Archives for the month of: March, 2015

We will be doing the final set of time trials of our 2014/15 Winter training block this Saturday to give you a measure of your current swim speed.  We will be doing the same format as before, with a longer than usual warm-up followed by a 400m and 100m time trial.  The main things you should get from this are:

  1. A measure of your current 400m time trial speed to compare against previous performances as a measure of your current speed.
  2. An estimate of your Critical Swim Speed (CSS), measured in time per 100m, which is a good indicator of your likely race pace for 1500m.
  3. Measures of your average distance per stroke and stroke rate, which you can compare with your previous measures and other swimmers, to see how any technique or fitness changes over the Winter have affected the two most important measures of your swim speed.

Try and mentally break up the 400m into 4 x 100m off a short turnaround, all at the same pace, similar to the way we split the main set last Saturday.  To do this, you will need to feel comfortable on the first 2 x 100 with most of the effort going in on the third and fourth 100m.  Try and use all we have practised over the last few months – especially setting a good stroke rate with your legs and having a  strong catch with high-elbow – to swim as fast and efficiently as possible.

See you Saturday!

Rob

We will be doing our final Winter time trials next week (28th March) so the session this week is in preparation.  The main set is all 100s swum at your 400m time trial pace off a short turnaround.  There will also be some technique work with finger drag and fists to help you think about getting a good length of stroke and catch using your whole forearm.

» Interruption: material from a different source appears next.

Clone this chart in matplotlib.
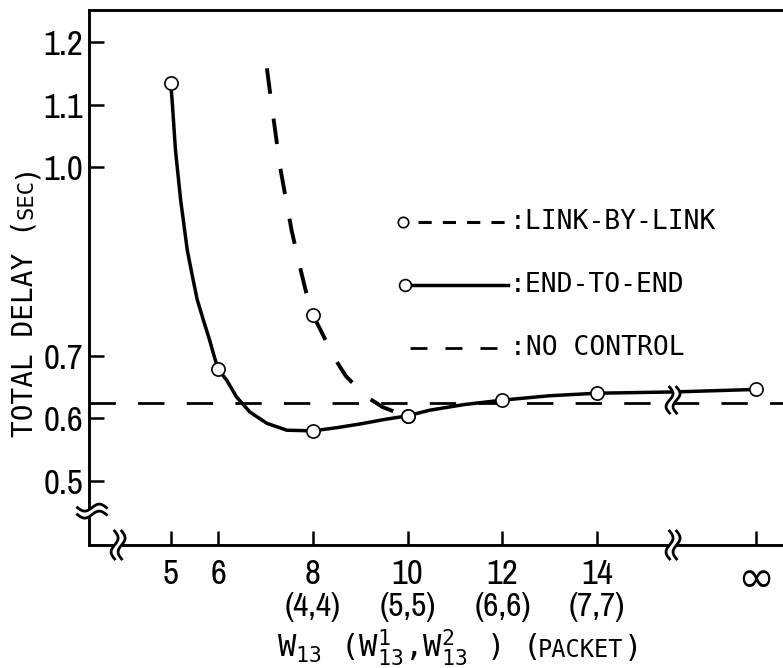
import numpy as np
import matplotlib
matplotlib.use("Agg")
import matplotlib.pyplot as plt
import matplotlib.transforms as mtransforms
from matplotlib import font_manager
from matplotlib.patches import Polygon
from matplotlib.lines import Line2D

# ---- data ----
INF_POS = 17.34                      # where the "infinity" tick sits on the axis
x_ticks = [5, 6, 8, 10, 12, 14]
x_tick_labels = ["5", "6", "8", "10", "12", "14"]
pair_ticks = [8, 10, 12, 14]
pair_labels = ["(4,4)", "(5,5)", "(6,6)", "(7,7)"]
y_ticks = [0.5, 0.6, 0.7, 1.0, 1.1, 1.2]
y_tick_labels = ["0.5", "0.6", "0.7", "1.0", "1.1", "1.2"]

# end-to-end: measured points + traced curve
e2e_x = [5, 6, 8, 10, 12, 14, INF_POS]
e2e_y = [1.134, 0.678, 0.580, 0.604, 0.629, 0.640, 0.646]
e2e_curve_x = [5.0, 5.03, 5.10, 5.21, 5.35, 5.454, 5.56, 5.688, 5.82, 5.91, 6.0,
               6.18, 6.39, 6.67, 7.03, 7.45, 8.0, 8.5, 9.0, 9.5, 10.0, 10.47, 11.2,
               12.0, 13.0, 14.0, 15.6, INF_POS]
e2e_curve_y = [1.134, 1.107, 1.028, 0.948, 0.868, 0.828, 0.789, 0.757, 0.725, 0.701,
               0.678, 0.661, 0.634, 0.610, 0.592, 0.581, 0.580, 0.585, 0.591, 0.598,
               0.604, 0.613, 0.622, 0.629, 0.636, 0.640, 0.642, 0.646]

# link-by-link: measured points + traced curve
lbl_x = [8, 10]
lbl_y = [0.765, 0.604]
lbl_curve_x = [7.03, 7.13, 7.22, 7.31, 7.43, 7.55, 7.70, 7.86, 8.0, 8.20, 8.43, 8.70,
               9.12, 9.47, 9.91, 10.0]
lbl_curve_y = [1.158, 1.10, 1.05, 1.00, 0.95, 0.90, 0.85, 0.80, 0.765, 0.735, 0.699,
               0.667, 0.635, 0.618, 0.605, 0.604]

no_control = 0.625

legend_labels = [":LINK-BY-LINK", ":END-TO-END", ":NO CONTROL"]


# ---- fonts: narrow digits, typewriter-like words ----
def pick_font():
    found = []
    for f in font_manager.fontManager.ttflist:
        if f.style != "normal" or f.weight not in (400, "normal", "regular", "book"):
            continue
        n = f.name.lower()
        st = str(f.stretch).lower()
        if "narrow" in n:
            found.append((0, f.name, "normal"))
        elif f.name == "DejaVu Sans" and "condensed" in st and "extra" not in st:
            found.append((1, f.name, "condensed"))
        elif "condensed" in n and "extra" not in n and "semi" not in n:
            found.append((2, f.name, "normal"))
        elif "condensed" in st and "extra" not in st and "semi" not in st:
            found.append((3, f.name, "condensed"))
    if found:
        found.sort()
        return found[0][1], found[0][2]
    return "DejaVu Sans", "normal"


NUM_FONT, STRETCH = pick_font()
TXT_FONT = "DejaVu Sans Mono"
plt.rcParams["font.family"] = [NUM_FONT, "DejaVu Sans"]
plt.rcParams["font.stretch"] = STRETCH
plt.rcParams["mathtext.fontset"] = "custom"
plt.rcParams["mathtext.rm"] = TXT_FONT
plt.rcParams["mathtext.it"] = TXT_FONT
plt.rcParams["mathtext.default"] = "rm"
plt.rcParams["lines.scale_dashes"] = False

W, H = 783, 668
fig = plt.figure(figsize=(W / 100, H / 100), dpi=100)
ax = fig.add_axes([89 / W, (H - 545) / H, (W - 89) / W, (545 - 10) / H])
ax.set_xlim(3.276, 17.92)
ax.set_ylim(0.398, 1.251)
ax.spines["right"].set_visible(False)
for s in ("left", "top", "bottom"):
    ax.spines[s].set_linewidth(2.1)

ax.set_yticks(y_ticks)
ax.set_yticklabels(y_tick_labels)
ax.tick_params(axis="y", direction="in", length=11, width=1.8, pad=4, labelsize=25)
ax.set_xticks(x_ticks + [INF_POS])
ax.set_xticklabels(x_tick_labels + ["\u221e"])
ax.tick_params(axis="x", direction="in", length=10, width=1.8, pad=9, labelsize=25)
inf_lab = ax.get_xticklabels()[-1]
inf_lab.set_fontsize(32)
inf_lab.set_family(["DejaVu Sans", "DejaVu Sans Mono"])
inf_lab.set_stretch("normal")

for xv, lab in zip(pair_ticks, pair_labels):
    ax.text(xv, -0.116, lab, transform=ax.get_xaxis_transform(), ha="center",
            va="center", fontsize=24)

# ---- curves ----
ax.axhline(no_control, color="k", lw=2.0, dashes=(19, 16))
ax.plot(e2e_curve_x, e2e_curve_y, color="k", lw=2.5, solid_capstyle="round",
        solid_joinstyle="round")
ax.plot(lbl_curve_x, lbl_curve_y, color="k", lw=2.8, dashes=(18.5, 18))
ax.plot(e2e_x, e2e_y, "o", ms=9.5, mfc="white", mec="k", mew=1.2, zorder=4, clip_on=False)
ax.plot(lbl_x, lbl_y, "o", ms=9.5, mfc="white", mec="k", mew=1.2, zorder=4, clip_on=False)

# ---- hand-made legend ----
rows = [0.604, 0.486, 0.368]
tA = ax.transAxes
ax.plot([0.453], [rows[0]], "o", ms=7.5, mfc="white", mec="k", mew=1.2, transform=tA)
ax.plot([0.474, 0.607], [rows[0]] * 2, color="k", lw=2.2, dashes=(9.5, 8), transform=tA)
ax.plot([0.4625, 0.604], [rows[1]] * 2, color="k", lw=2.5, transform=tA)
ax.plot([0.455], [rows[1]], "o", ms=8.5, mfc="white", mec="k", mew=1.2, transform=tA, zorder=4)
ax.plot([0.4625, 0.592], [rows[2]] * 2, color="k", lw=2.0, dashes=(12.2, 13), transform=tA)
for r, lab in zip(rows, legend_labels):
    ax.text(0.606, r, lab, transform=tA, ha="left", va="center", fontsize=19,
            family=TXT_FONT, stretch="normal")


# ---- axis / curve breaks ----
def draw_break(xd, yd, vertical, length=26, amp=3.5, gap=7, lw=2.0, dx=0):
    px, py = ax.transData.transform((xd, yd))
    px += dx
    t = np.linspace(-1, 1, 40)
    along = t * length / 2
    wave = amp * np.sin(np.pi * t)
    a = np.concatenate([along, along[::-1]])
    b = np.concatenate([wave - gap / 2, (wave + gap / 2)[::-1]])
    if vertical:
        pts = np.c_[px + b, py + a]
    else:
        pts = np.c_[px + a, py + b]
    fig.add_artist(Polygon(pts, closed=True, fc="white", ec="none",
                           transform=mtransforms.IdentityTransform()))
    for off in (-gap / 2, gap / 2):
        if vertical:
            xs, ys = px + wave + off, py + along
        else:
            xs, ys = px + along, py + wave + off
        fig.add_artist(Line2D(xs, ys, color="k", lw=lw,
                              transform=mtransforms.IdentityTransform()))


draw_break(3.276, 0.452, vertical=False, length=29, dx=3)
draw_break(3.89, 0.398, vertical=True, length=28)
draw_break(15.6, 0.398, vertical=True, length=28)
draw_break(15.6, 0.629, vertical=True, length=26)


# ---- labels with small caps parts ----
def chain(x0, y0, pieces, rotation=0):
    r = fig.canvas.get_renderer()
    x, y = x0, y0
    for s, size in pieces:
        t = fig.text(x / W, y / H, s, fontsize=size, rotation=rotation,
                     rotation_mode="anchor", ha="left", va="baseline",
                     family=TXT_FONT, stretch="normal")
        bb = t.get_window_extent(r)
        if rotation == 0:
            x += bb.width
        else:
            y += bb.height


chain(33, H - 437, [("TOTAL DELAY (", 20), ("SEC", 16), (")", 20)], rotation=90)
chain(277, H - 657, [(r"W$_{13}$ (W$^{1}_{13}$,W$^{2}_{13}$ ) (", 22), ("PACKET", 17), (")", 22)])

fig.savefig("out.png", dpi=100)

The main set is split into blocks of either 3, 4 or 5 x 100s depending on your lane.  Try to make sure your last 100 of each block is at least as fast, if not faster, than your first 100.  To do this you will need to feel very comfortable on the first 100 but I have set some quite tight turnarounds on some of them to make sure you can’t drop much below your race pace!  However, please do try and relax as much as possible on these first few, even if you get less than 5s rest, to make sure you have enough left to put in the extra effort that you will need to keep your speed either the same or faster.

See you Saturday!

Rob

I will be away this week and Chrissie has kindly offered to coach on Saturday instead.  It will be my session though (sorry!) and this week I would like you to focus on your legs.

Legs are not something we do a lot of work on as they are less important for distance swimming than good arms and body position, especially when you have a wetsuit to help keep them afloat.  However, they do play an important role in stroke timing and rhythm so are especially useful to think about when we start to try and pick up the pace leading into race season.

I think your legs are a great way to ensure an even stroke tempo and increase your stroke rate without rushing the pull and slipping water.  If you have a constant leg-kick, without pauses, then you will naturally have a constant arm-stroke without any pauses, too, as your arms and legs need to stay in sync.  So if you have any pauses in your stroke then thinking about keeping your legs moving continuously can, somewhat counter-intuitively, help correct this and keep your arms moving continuously.

Also, if you want to increase your stroke rate a great way to do it is to kick faster, as your arms will naturally speed up to stay in sync.  You don’t want to kick fast the whole time, though, as it is too tiring but kicking hard at the start of a race, or even the first few strokes on each length, is often a good way to start with a nice high stroke rate.  This higher stroke rate is often easier to maintain once started, even when you put less effort in with your legs and drop back to a sustainable pace.

This week you will have three opportunities to work on your legs.

  • There will be some kick in the warm-up, where you should focus on kicking with straight legs and pointed toes.  Backstroke legs is great for this – make sure your knees stay in the water.  Many of you are very poor at this so please think about it!
  • The main set has some progressively-paced swims.  Use an increased leg speed to set the tempo for your arms as you increase the pace in this set.
  • The final set this week is 25m sprints.  A fast and powerful leg kick is a key part of sprinting so please, please, please don’t do these like I normally see most of you do with a hardly visible leg kick.  Make your leg kick look like you have an outboard motor attached to you and use this to blow away the person you are racing in your lane!